- Directed by: Peter Cohen
- Release date: 30 October 1998;
- Running time: 88 minutes
- Country: Sweden
- Language: English

= Homo Sapiens 1900 =

1998 Swedish documentary film

Homo Sapiens 1900 is a 1998 Swedish documentary film directed by Peter Cohen, about various eugenics methods that were in practice in Europe during the first part of the 20th century.

==Synopsis==
Eugenics is to be the scientific credo of the 20th century. The man credited with its invention, Francis Galton, says it is based on the concept that the evolution of man is crippled by the ill-conceived - those unfit to breed. The study of eugenics thus would concern itself with distinguishing the weed from the good flowers.

Eugenics offers two approaches: positive eugenics, and negative eugenics. Positive eugenics aims towards creating better humans by careful mating, based on one's genetic makeup. Negative eugenics, on the other hand, seeks to prevent those deemed inferior from reproducing, and thus not impeding man's evolution.

===In the United States===
The documentary begins with a clipping of a 1916 American movie that trumpets the creed of eugenics. In The Black Stork, the lead character, physician Harry Haiselden playing himself, refuses to give a newborn, mildly deformed baby a life-saving operation (or, instead, makes the operation fatal). 'There are times when saving a life is a greater crime than taking one', he proclaims. It soon transpires that The Black Stork's climactic scene was, far from being merely fiction, actually a re-enactment of one of Dr. Haiselden's real-life cases, where he let a baby die because he considered the deformed baby to be a burden on society.

Charles Davenport is credited with being the founder of the eugenics movement in the United States. He founds the Eugenics Record Office on Long Island, the purpose being to create a nationwide eugenics register. He trains field workers to visit poor houses, prisons and mental institutions to document, and eventually eliminate through negative eugenics, inferior hereditary characteristics. To justify an aggressive campaign against blacks and immigrants, the eugenics movement used the concept of racial degeneration.

The world's first compulsory sterilization laws are passed in 1907. Shortly thereafter, over 20 states pass similar laws. Tens of thousands are sterilized in the process.

===In Sweden===

During the 1920s and 1930s, Sweden becomes a progressive welfare state, and within that period, the doctrine of racial hygiene is gradually implemented in the state's policy. In 1922, the world's first government institute on race biology, The Institute of Race Biology, is established. In 1934, parliament passes non-compulsory sterilization laws similar to that of the United States and Nazi-Germany. Unlike the two aforementioned countries, where sterilization was compulsory, in Sweden a 'democratic approach' is pursued, under the motto of 'opposition shall be overcome through persuasion'.

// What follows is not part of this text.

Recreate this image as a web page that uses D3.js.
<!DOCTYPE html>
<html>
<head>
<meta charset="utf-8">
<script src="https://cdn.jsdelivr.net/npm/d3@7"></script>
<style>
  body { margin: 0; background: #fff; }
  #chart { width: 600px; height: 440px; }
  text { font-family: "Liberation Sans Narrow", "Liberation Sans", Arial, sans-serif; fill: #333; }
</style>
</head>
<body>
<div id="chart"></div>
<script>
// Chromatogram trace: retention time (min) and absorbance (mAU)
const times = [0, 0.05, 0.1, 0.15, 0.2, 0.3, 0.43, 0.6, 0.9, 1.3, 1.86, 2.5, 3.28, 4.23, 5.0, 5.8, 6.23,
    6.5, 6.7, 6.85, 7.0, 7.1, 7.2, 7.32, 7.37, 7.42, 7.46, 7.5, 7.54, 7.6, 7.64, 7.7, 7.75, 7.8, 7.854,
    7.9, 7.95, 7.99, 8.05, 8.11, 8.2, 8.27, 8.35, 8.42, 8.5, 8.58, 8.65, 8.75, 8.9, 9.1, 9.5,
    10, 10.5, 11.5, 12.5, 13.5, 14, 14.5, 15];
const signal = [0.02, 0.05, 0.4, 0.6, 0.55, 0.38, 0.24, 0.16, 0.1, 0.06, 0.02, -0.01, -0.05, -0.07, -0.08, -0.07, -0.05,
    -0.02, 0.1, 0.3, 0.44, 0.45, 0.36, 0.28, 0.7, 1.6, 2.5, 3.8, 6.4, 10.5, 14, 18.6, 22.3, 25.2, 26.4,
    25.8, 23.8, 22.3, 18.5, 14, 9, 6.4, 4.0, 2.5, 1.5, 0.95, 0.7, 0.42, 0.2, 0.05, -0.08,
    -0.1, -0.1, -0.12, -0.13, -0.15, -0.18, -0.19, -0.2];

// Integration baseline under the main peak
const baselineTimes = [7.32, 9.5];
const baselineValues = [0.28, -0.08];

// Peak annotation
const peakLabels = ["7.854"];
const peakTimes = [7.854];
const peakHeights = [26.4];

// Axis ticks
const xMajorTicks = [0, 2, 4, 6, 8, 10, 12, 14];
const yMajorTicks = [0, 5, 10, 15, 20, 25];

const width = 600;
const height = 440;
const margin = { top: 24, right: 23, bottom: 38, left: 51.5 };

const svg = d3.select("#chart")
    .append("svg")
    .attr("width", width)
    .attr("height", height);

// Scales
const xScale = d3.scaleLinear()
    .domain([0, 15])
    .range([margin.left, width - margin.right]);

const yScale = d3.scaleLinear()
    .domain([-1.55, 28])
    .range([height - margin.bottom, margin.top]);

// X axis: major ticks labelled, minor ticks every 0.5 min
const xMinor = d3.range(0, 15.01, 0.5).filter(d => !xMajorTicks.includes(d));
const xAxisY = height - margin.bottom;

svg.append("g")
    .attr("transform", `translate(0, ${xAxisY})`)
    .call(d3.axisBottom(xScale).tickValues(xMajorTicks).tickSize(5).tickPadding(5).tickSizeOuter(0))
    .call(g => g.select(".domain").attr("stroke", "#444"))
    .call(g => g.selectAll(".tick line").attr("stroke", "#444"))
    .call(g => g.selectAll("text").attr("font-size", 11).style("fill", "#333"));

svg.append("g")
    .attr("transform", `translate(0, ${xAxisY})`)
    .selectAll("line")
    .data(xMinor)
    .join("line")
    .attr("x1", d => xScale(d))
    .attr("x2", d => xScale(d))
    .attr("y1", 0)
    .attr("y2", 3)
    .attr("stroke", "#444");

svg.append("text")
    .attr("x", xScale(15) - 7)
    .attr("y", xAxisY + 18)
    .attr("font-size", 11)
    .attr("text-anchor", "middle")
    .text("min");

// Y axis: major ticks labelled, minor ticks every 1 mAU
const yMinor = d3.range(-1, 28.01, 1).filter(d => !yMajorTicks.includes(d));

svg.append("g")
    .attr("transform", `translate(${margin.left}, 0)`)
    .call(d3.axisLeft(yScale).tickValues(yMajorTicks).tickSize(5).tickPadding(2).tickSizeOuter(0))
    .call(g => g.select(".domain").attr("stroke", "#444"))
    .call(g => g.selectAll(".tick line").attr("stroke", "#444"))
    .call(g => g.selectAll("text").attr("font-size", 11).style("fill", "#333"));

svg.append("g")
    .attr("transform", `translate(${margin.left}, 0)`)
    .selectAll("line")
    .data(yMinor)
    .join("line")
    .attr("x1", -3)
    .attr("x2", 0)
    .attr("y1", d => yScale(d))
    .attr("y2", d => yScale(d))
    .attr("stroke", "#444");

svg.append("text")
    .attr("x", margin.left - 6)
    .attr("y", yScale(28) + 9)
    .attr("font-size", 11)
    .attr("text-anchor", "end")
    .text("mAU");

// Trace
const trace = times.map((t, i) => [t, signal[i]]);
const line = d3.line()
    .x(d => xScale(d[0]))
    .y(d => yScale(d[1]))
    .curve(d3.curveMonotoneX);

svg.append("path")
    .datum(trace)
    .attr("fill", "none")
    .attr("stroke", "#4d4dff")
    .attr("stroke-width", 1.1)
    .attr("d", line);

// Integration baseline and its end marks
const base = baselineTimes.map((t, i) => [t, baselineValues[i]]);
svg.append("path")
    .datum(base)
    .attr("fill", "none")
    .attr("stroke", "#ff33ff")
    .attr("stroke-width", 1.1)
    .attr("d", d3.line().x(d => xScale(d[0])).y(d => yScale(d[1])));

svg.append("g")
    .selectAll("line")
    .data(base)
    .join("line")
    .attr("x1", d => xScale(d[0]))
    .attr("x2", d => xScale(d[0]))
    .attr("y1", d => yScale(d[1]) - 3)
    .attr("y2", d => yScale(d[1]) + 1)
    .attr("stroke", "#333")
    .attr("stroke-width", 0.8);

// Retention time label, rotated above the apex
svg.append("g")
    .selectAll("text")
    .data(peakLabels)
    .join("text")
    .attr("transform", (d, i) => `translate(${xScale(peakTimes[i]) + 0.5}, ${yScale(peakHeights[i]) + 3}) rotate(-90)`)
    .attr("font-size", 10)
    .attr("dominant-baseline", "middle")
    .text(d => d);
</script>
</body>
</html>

The German and Swedish implementation of eugenics was bound by a common thread: a profound pride in their Nordic bloodline, and their belief that other ethnic groups were inherently inferior, and those groups should be prevented from interbreeding with the superior one. Hence, negative eugenics was the only logical outcome of Sweden's adoption of eugenics. In pursuit of establishing both positive and negative heritage, a comprehensive study was done on the Swedish population. Towns, parishes, prisons and correctional institutions were visited, and photographs and physical measurements of each person taken.

===In the Soviet Union===
The development of racial hygiene and eugenics was beset by problems from the very onset in the Soviet Union. The reason was that Mendel's theory on heredity was ideologically incompatible with the Soviet state, where human beings were regarded as being completely malleable through social engineering and education.

After Lenin's death in 1924, German neurologist Oskar Vogt was requested to study Lenin's brain. He established the Brain Research Institute in Moscow. One of its tasks was to collect all the brains of deceased, highly talented/intellectual Soviet individuals, with Lenin as its first specimen. By safeguarding the brains of the best and brightest for research purposes, these scientists hoped to map out and gain a full understanding of the brain.

===In Germany/Nazi Germany===

Germany's first institute of race biology, the Kaiser Wilhelm Institute for Anthropology, Human Heredity and Eugenics, opens in 1927 in Berlin. The Institute's chairman, Eugen Fischer, says its task is to 'investigate the connection between heredity, environment and crossbreeding, and to promote social measures which benefit racially sound individuals'. Though genetics research is gradually beginning to challenge some of the claims made by racial hygiene theories, the Kaiser Wilhelm Institute reduces 'genetics' to just another 'auxiliary science' subordinate to eugenics. With the passing of forced sterilization laws, thousands of Germans with various disabilities are sterilized. Eventually, this is followed by extermination.